Your goal: Extract, exactly as written, each line from the start of the records below to the line containing "plt.rcParams['font.family'] = ['Liberation", both ends included; drop the pictures.

Data supplied:
--- Begin ---
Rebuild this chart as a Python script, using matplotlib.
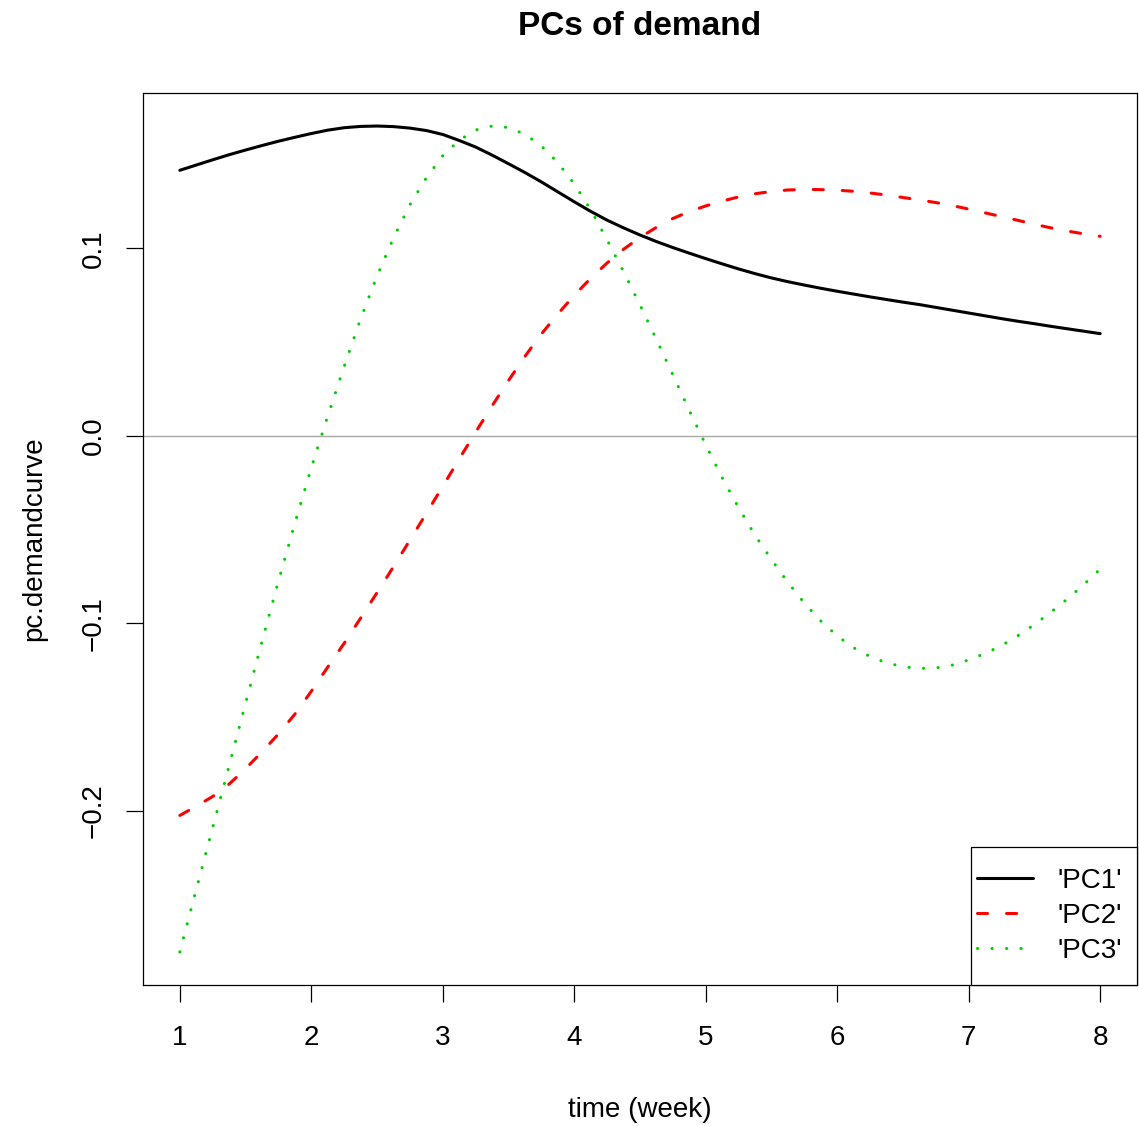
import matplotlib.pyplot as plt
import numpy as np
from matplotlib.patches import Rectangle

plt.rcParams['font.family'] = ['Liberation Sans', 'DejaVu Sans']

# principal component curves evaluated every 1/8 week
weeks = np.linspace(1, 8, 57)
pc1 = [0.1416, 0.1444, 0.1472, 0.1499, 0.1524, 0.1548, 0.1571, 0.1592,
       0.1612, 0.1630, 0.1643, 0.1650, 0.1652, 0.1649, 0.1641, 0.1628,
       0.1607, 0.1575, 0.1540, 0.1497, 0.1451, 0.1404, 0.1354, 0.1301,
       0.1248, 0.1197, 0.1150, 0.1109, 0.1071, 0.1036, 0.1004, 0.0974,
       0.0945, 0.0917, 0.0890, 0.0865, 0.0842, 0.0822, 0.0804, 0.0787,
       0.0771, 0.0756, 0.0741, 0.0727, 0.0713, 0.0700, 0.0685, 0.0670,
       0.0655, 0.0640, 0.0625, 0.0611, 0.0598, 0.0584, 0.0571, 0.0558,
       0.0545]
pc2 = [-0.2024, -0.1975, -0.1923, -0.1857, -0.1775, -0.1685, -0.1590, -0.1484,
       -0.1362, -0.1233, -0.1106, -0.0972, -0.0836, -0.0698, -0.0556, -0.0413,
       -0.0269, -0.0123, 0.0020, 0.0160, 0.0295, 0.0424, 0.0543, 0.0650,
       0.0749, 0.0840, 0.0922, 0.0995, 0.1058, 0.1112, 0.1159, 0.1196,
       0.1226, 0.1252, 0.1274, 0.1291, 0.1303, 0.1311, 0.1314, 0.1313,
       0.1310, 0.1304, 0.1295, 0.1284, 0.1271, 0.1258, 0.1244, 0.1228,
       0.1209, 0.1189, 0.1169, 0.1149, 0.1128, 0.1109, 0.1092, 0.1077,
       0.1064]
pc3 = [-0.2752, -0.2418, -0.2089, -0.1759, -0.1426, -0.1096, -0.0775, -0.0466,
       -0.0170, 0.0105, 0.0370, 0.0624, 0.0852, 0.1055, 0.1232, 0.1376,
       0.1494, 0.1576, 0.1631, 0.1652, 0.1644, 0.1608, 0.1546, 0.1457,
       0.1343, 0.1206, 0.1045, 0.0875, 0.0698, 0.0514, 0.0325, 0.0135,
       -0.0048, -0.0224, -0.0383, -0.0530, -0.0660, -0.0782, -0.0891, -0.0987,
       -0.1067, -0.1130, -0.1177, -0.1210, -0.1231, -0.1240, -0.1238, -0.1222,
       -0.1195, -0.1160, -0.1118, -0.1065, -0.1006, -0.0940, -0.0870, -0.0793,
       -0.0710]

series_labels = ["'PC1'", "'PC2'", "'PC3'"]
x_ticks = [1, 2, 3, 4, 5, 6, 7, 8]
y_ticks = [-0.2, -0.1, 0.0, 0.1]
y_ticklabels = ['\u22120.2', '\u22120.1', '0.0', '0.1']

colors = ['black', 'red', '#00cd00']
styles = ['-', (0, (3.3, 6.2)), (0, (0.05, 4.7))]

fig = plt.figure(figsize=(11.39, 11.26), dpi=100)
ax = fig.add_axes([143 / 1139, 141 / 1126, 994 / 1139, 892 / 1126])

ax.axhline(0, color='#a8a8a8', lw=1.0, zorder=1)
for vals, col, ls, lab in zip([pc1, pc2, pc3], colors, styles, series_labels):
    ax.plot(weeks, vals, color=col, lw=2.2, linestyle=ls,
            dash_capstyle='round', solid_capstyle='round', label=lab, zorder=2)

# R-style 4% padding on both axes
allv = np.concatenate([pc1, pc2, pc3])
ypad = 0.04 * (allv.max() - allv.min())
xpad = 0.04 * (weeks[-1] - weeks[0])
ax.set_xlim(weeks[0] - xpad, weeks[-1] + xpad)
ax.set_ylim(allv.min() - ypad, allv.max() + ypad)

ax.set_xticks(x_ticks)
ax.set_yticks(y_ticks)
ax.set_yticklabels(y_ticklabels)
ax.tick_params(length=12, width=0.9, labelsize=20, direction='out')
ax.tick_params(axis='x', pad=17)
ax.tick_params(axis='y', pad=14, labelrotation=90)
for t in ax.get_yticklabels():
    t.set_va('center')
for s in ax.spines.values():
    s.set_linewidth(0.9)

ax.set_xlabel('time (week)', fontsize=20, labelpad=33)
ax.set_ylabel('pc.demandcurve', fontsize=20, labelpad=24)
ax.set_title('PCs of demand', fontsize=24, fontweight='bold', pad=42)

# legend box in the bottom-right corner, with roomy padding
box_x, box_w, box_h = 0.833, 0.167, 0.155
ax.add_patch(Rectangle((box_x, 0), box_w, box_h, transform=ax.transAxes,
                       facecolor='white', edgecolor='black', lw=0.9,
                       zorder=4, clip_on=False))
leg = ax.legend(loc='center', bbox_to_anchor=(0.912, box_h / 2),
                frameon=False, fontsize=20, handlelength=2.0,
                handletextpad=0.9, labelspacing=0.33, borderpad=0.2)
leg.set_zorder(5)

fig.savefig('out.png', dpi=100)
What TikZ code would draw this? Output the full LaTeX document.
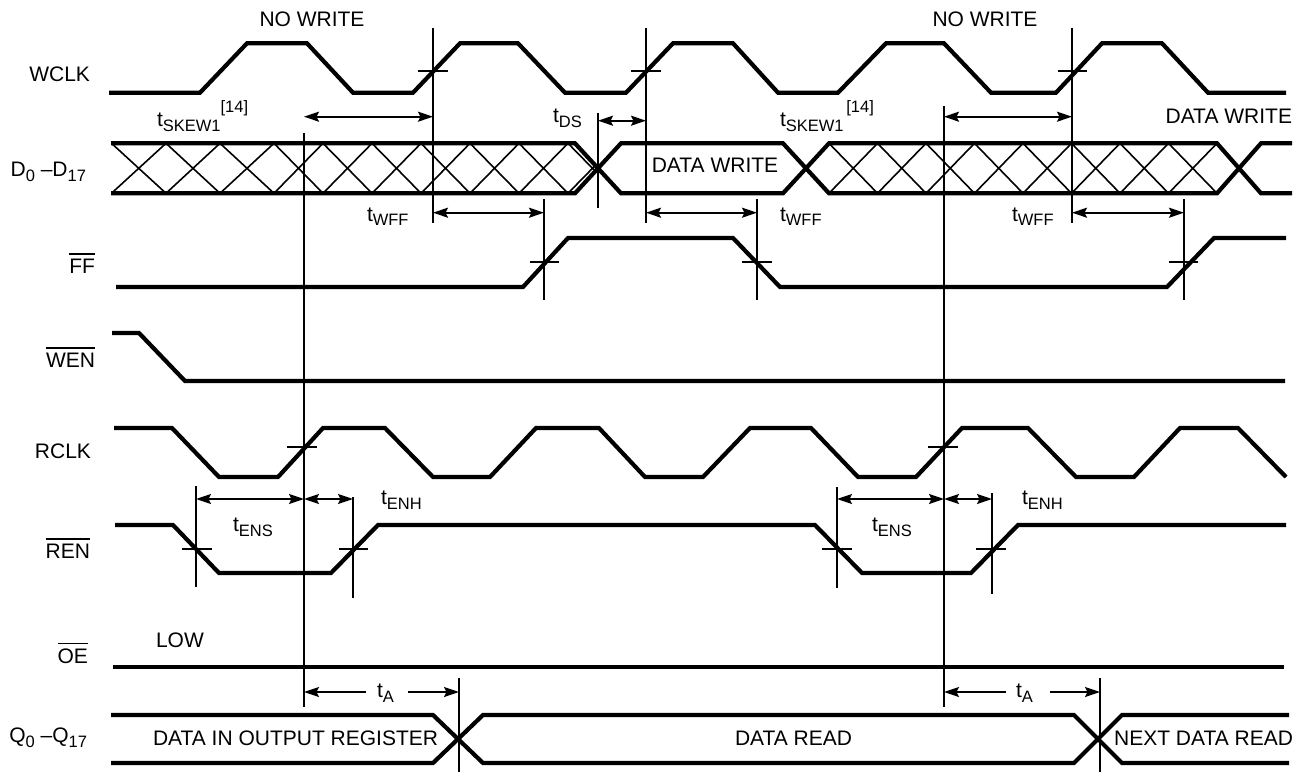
--- End ---
Result of the exercise:
Rebuild this chart as a Python script, using matplotlib.
import matplotlib.pyplot as plt
import numpy as np
from matplotlib.patches import Rectangle

plt.rcParams['font.family'] = ['Liberation Sans', 'DejaVu Sans']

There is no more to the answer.